A Best-match Correction Algorithm

Next-generation sequencing (NGS) technologies are marking the foundations for a new paradigm in genomics and transcriptomics. Nowadays is possible to sequence any microbial organism or meta-genomic sample within hours, and to obtain a whole human genome in less than a month. The sequencing prices are decreasing dramatically, opening to actual personalised medicine. NGS technologies however are error- prone, and correcting errors is a challenge due to multiple factors, including the data sizes (gigabyte scale) and the machine- specific, non-at-random, characteristics of errors and error distributions.

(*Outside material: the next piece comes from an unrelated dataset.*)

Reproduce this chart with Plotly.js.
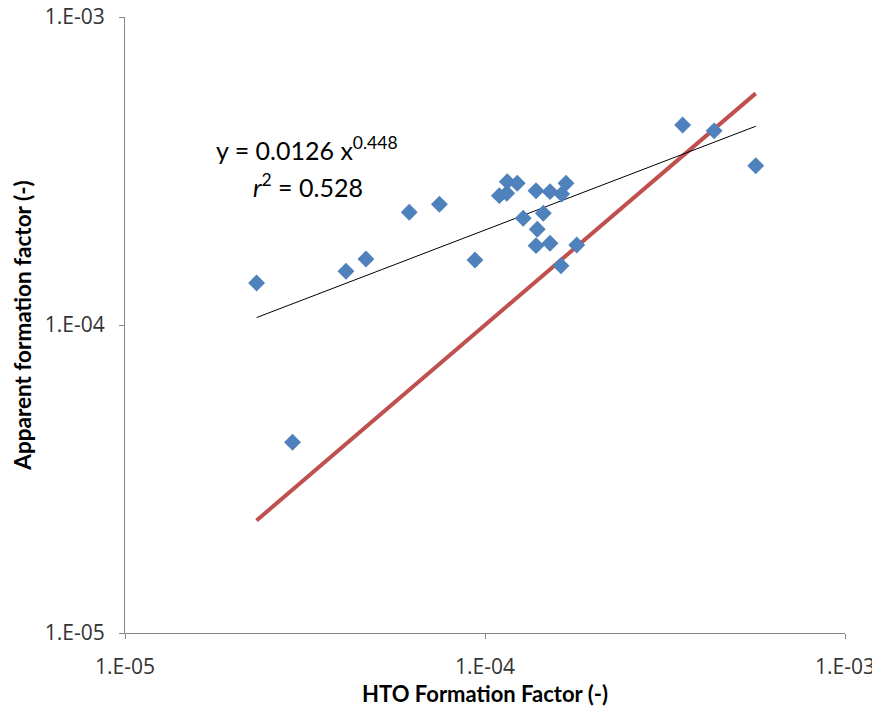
<!DOCTYPE html>
<html>
<head>
<meta charset="utf-8">
<script src="https://cdn.plot.ly/plotly-3.0.1.min.js"></script>
<style>html,body{margin:0;padding:0;background:#fff;}#chart{width:872px;height:708px;}</style>
</head>
<body>
<div id="chart"></div>
<script>
// HTO formation factor (x) vs apparent formation factor (y)
const htoFF = [2.32e-5, 2.92e-5, 4.11e-5, 4.67e-5, 6.16e-5, 7.47e-5, 9.38e-5,
  1.096e-4, 1.149e-4, 1.153e-4, 1.229e-4, 1.277e-4, 1.386e-4, 1.386e-4, 1.397e-4,
  1.452e-4, 1.516e-4, 1.516e-4, 1.633e-4, 1.679e-4, 1.626e-4, 1.798e-4,
  3.54e-4, 4.33e-4, 5.65e-4];
const apparentFF = [1.369e-4, 4.16e-5, 1.494e-4, 1.638e-4, 2.322e-4, 2.465e-4, 1.625e-4,
  2.63e-4, 2.677e-4, 2.92e-4, 2.884e-4, 2.22e-4, 2.729e-4, 1.81e-4, 2.045e-4,
  2.305e-4, 2.71e-4, 1.842e-4, 2.663e-4, 2.884e-4, 1.558e-4, 1.819e-4,
  4.46e-4, 4.27e-4, 3.29e-4];
const fitCoef = 0.0126;
const fitExp = 0.448;
const fitR2 = 0.528;
const tickVals = [1e-5, 1e-4, 1e-3];
const tickText = ["1.E-05", "1.E-04", "1.E-03"];

const xmin = Math.min(...htoFF), xmax = Math.max(...htoFF);
const lineX = [xmin, xmax];

const FONT = 'Lato, "Open Sans", sans-serif';

const traces = [
  {x: lineX, y: lineX, mode: 'lines', line: {color: '#C0504D', width: 4}, hoverinfo: 'skip'},
  {x: lineX, y: lineX.map(v => fitCoef * Math.pow(v, fitExp)), mode: 'lines', line: {color: '#000000', width: 1}, hoverinfo: 'skip'},
  {x: htoFF, y: apparentFF, mode: 'markers', marker: {symbol: 'diamond', size: 13, color: '#4F81BD'}}
];

function makeAxis(titleText, titleSize, standoff) {
  return {
    type: 'log', range: [-5, -3], tickmode: 'array', tickvals: tickVals, ticktext: tickText,
    showgrid: false, zeroline: false, showline: true, linecolor: '#868686', linewidth: 1,
    ticks: 'outside', ticklen: 5, tickcolor: '#868686',
    ticklabelstandoff: 10,
    ticklabeloverflow: 'allow',
    tickfont: {family: 'Open Sans', size: 21, color: '#333333'},
    title: {text: '<b>' + titleText + '</b>', font: {family: FONT, size: titleSize, color: '#000'}, standoff: standoff}
  };
}

const layout = {
  width: 872, height: 708,
  margin: {l: 125, r: 27, t: 17, b: 75},
  paper_bgcolor: '#ffffff', plot_bgcolor: '#ffffff',
  showlegend: false,
  xaxis: makeAxis('HTO Formation Factor (-)', 22, 6),
  yaxis: makeAxis('Apparent formation factor (-)', 22.5, 6),
  annotations: [
    {xref: 'paper', yref: 'paper', x: 0.123, y: 0.787, xanchor: 'left', yanchor: 'middle', showarrow: false,
     text: 'y = ' + fitCoef + ' x<sup>' + fitExp + '</sup>', font: {family: FONT, size: 25, color: '#000'}},
    {xref: 'paper', yref: 'paper', x: 0.175, y: 0.727, xanchor: 'left', yanchor: 'middle', showarrow: false,
     text: '<i>r</i><sup>2</sup> = ' + fitR2, font: {family: FONT, size: 25, color: '#000'}}
  ]
};

Plotly.newPlot('chart', traces, layout, {staticPlot: true, displayModeBar: false});
</script>
</body>
</html>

Several approaches have been proposed, but yet the problem is a challenge, especially when analysing mixtures of (closely related) species, e.g., highly variable viruses infecting in a host as a swarm, like hepatitis C or human immunodeficiency virus.

This work presents a novel error correction algorithm based on k-mer strings with their associated overlap graph, along with an open-source, multi-threaded, implementation. The algorithm, named HErCoOl (High-throughput Error Correction by Oligomers), needs minimal tuning, only an overall error rate and –optionally– information about the genome sizes. HErCoOl was compared against other state-of-the art methods, using empirical NGS data obtained with Roche 454 technology, focusing the benchmarks on mixtures of related species. Results show that HErCoOl improves significantly over the current methods, and the parallelisation scales well with the size of input NGS genome producing long sequence reads, such as Roche 454 or Ion Torrent. HErCoOl provides a fast and efficient error correction of NGS data, especially for mixed samples. Its platform-independent, open-source, multi-threaded implementation assures flexibility for being employed and integrated in any NGS data analysis software.


The source code is available under the GPLv2 license, and runs under the Java Virtual Machine.